*Data*
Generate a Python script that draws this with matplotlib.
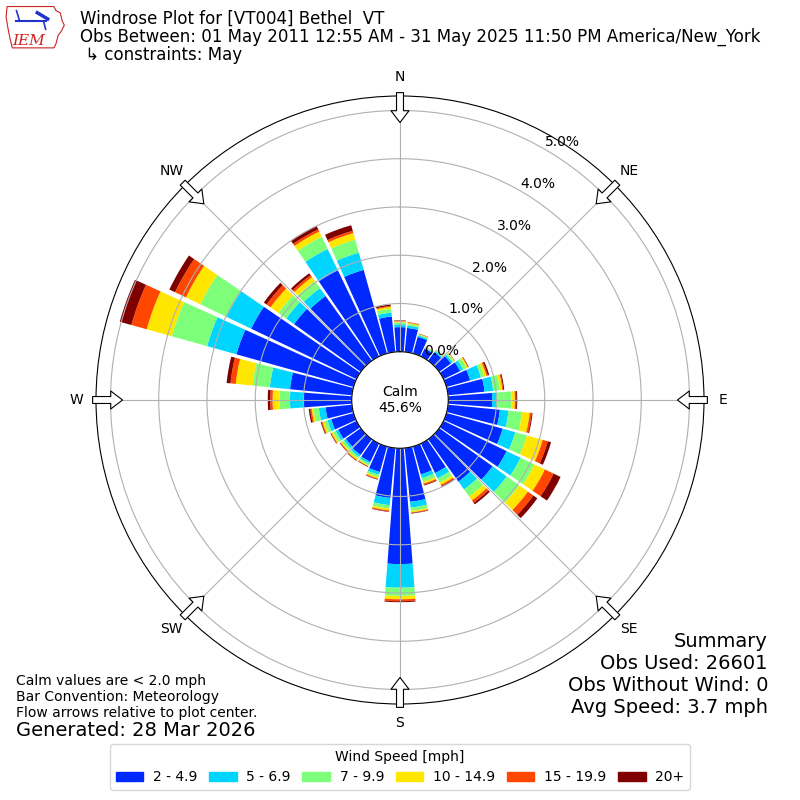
import matplotlib
matplotlib.use("Agg")
import matplotlib.pyplot as plt
import numpy as np
from matplotlib.patches import Patch, Polygon

# direction bins (deg, meteorological convention)
directions = np.arange(0, 360, 10)
speed_labels = ["2 - 4.9", "5 - 6.9", "7 - 9.9", "10 - 14.9", "15 - 19.9", "20+"]

# percent of observations per direction, one list per speed bin
spd_2_5 = [0.51, 0.50, 0.36, 0.18, 0.22, 0.30, 0.38, 0.51, 0.76, 0.91, 1.08, 1.21,
           1.45, 1.36, 1.08, 0.68, 0.60, 1.12, 2.40, 1.04, 0.55, 0.42, 0.40, 0.38,
           0.42, 0.48, 0.55, 1.01, 1.29, 2.52, 2.42, 1.70, 1.65, 1.98, 1.80, 0.74]
spd_5_7 = [0.06, 0.05, 0.03, 0.02, 0.03, 0.04, 0.07, 0.23, 0.18, 0.10, 0.18, 0.27,
           0.32, 0.36, 0.20, 0.12, 0.08, 0.12, 0.49, 0.15, 0.06, 0.04, 0.05, 0.05,
           0.06, 0.08, 0.14, 0.27, 0.42, 0.63, 0.57, 0.20, 0.20, 0.49, 0.37, 0.08]
spd_7_10 = [0.04, 0.035, 0.02, 0.01, 0.02, 0.04, 0.08, 0.07, 0.14, 0.30, 0.28, 0.25,
            0.32, 0.32, 0.18, 0.10, 0.08, 0.07, 0.17, 0.07, 0.05, 0.04, 0.05, 0.05,
            0.06, 0.07, 0.11, 0.22, 0.36, 0.76, 0.60, 0.20, 0.18, 0.28, 0.28, 0.08]
spd_10_15 = [0.02, 0.02, 0.01, 0.005, 0.007, 0.015, 0.03, 0.05, 0.05, 0.07, 0.16, 0.34,
             0.24, 0.22, 0.10, 0.05, 0.04, 0.03, 0.07, 0.04, 0.03, 0.02, 0.03, 0.03,
             0.035, 0.04, 0.04, 0.14, 0.35, 0.54, 0.33, 0.20, 0.10, 0.12, 0.14, 0.04]
spd_15_20 = [0.01, 0.01, 0.005, 0.003, 0.003, 0.005, 0.01, 0.03, 0.02, 0.03, 0.04, 0.11,
             0.20, 0.14, 0.06, 0.03, 0.025, 0.015, 0.04, 0.02, 0.015, 0.01, 0.015, 0.015,
             0.015, 0.02, 0.03, 0.05, 0.11, 0.33, 0.25, 0.10, 0.05, 0.05, 0.05, 0.02]
spd_20p = [0.01, 0.005, 0.005, 0.002, 0.002, 0.003, 0.01, 0.03, 0.02, 0.02, 0.02, 0.07,
           0.16, 0.10, 0.04, 0.02, 0.015, 0.01, 0.02, 0.01, 0.01, 0.01, 0.01, 0.01,
           0.01, 0.015, 0.03, 0.05, 0.08, 0.25, 0.13, 0.07, 0.05, 0.08, 0.12, 0.03]
calm_pct = 45.6
rticks = [0, 1, 2, 3, 4, 5]

series = [spd_2_5, spd_5_7, spd_7_10, spd_10_15, spd_15_20, spd_20p]
colors = plt.cm.jet(np.linspace(0, 1, 7)[1:])

fig = plt.figure(figsize=(8, 8), dpi=100)
ax = fig.add_axes([0.12, 0.12, 0.76, 0.76], polar=True)
ax.set_theta_zero_location("N")
ax.set_theta_direction(-1)

theta = np.deg2rad(directions)
width = np.deg2rad(10) * 0.88
bottom = np.zeros(len(directions))
for vals, c, lbl in zip(series, colors, speed_labels):
    vals = np.array(vals)
    ax.bar(theta, vals, width=width, bottom=bottom, color=c, label=lbl, zorder=1)
    bottom += vals

rmax = 5.3
ax.set_ylim(0, rmax)
ax.set_rorigin(-1.0)
ax.set_rticks(rticks)
ax.set_yticklabels(["%.1f%%" % t for t in rticks], fontsize=10)
ax.set_rlabel_position(30)
ax.set_thetagrids(range(0, 360, 45), ["N", "NE", "E", "SE", "S", "SW", "W", "NW"],
                  fontsize=10)
ax.grid(True, color="#b0b0b0", lw=0.8)

# flow arrows round the edge
for d in range(0, 360, 45):
    ax.annotate("", xy=(np.deg2rad(d), rmax - 0.55), xytext=(np.deg2rad(d), rmax + 0.07),
                arrowprops=dict(arrowstyle="simple,head_length=0.85,head_width=1.3,tail_width=0.5",
                                fc="white", ec="black", lw=0.8, shrinkA=0, shrinkB=0,
                                mutation_scale=10),
                annotation_clip=False, zorder=5)

ax.text(0, -1.0, "Calm\n%.1f%%" % calm_pct, ha="center", va="center", fontsize=10,
        zorder=6)

fig.text(0.1, 1 - 19 / 800, "Windrose Plot for [VT004] Bethel  VT",
         va="center", ha="left", fontsize=12)
fig.text(0.1, 1 - 37 / 800,
         "Obs Between: 01 May 2011 12:55 AM - 31 May 2025 11:50 PM America/New_York",
         va="center", ha="left", fontsize=12)
fig.text(0.1, 1 - 55 / 800, " \u21b3 constraints: May", va="center", ha="left", fontsize=12)

fig.text(0.02, 0.1, "Calm values are < 2.0 mph\nBar Convention: Meteorology\n"
         "Flow arrows relative to plot center.", va="bottom", ha="left", fontsize=10)
fig.text(0.02, 1 - 730 / 800, "Generated: 28 Mar 2026", va="center", ha="left", fontsize=14)
fig.text(0.96, 0.104, "Summary\nObs Used: 26601\nObs Without Wind: 0\nAvg Speed: 3.7 mph",
         va="bottom", ha="right", fontsize=14, multialignment="right")

handles = [Patch(color=c) for c in colors]
fig.legend(handles, speed_labels, loc="lower center", ncol=6, fontsize=10,
           title="Wind Speed [mph]", title_fontsize=10, bbox_to_anchor=(0.5, 0.0125),
           borderaxespad=0, columnspacing=0.82, handletextpad=0.7, handlelength=2.0)

# rough IEM logo
lax = fig.add_axes([0.005, 0.935, 0.078, 0.062])
lax.set_xlim(0, 60)
lax.set_ylim(0, 48)
lax.axis("off")
iowa = [(3, 44), (48, 44), (50, 40), (54, 38), (56, 30), (58, 26), (55, 20), (52, 16),
        (50, 8), (48, 4), (8, 4), (6, 12), (4, 22), (2, 34)]
lax.add_patch(Polygon(iowa, closed=True, fill=False, ec="#cc2222", lw=0.8))
lax.plot([12, 40], [30, 30], color="#2233cc", lw=1.5)
lax.plot([12, 15], [40, 30], color="#2233cc", lw=1.2)
lax.plot([32, 42], [38, 32], color="#2233cc", lw=2.5)
lax.plot([38, 40], [30, 22], color="#2233cc", lw=1.2)
lax.text(8, 7, "IEM", color="#cc2222", fontsize=11, fontstyle="italic",
         family="DejaVu Serif")

fig.savefig("out.png", dpi=100)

*Problem*
Repeat the lines exactly as they stand, from the opening line of the data through the line with "from matplotlib.patches import Patch, Polygon". Pictures stay out of the copy.

*The reply*
Generate a Python script that draws this with matplotlib.
import matplotlib
matplotlib.use("Agg")
import matplotlib.pyplot as plt
import numpy as np
from matplotlib.patches import Patch, Polygon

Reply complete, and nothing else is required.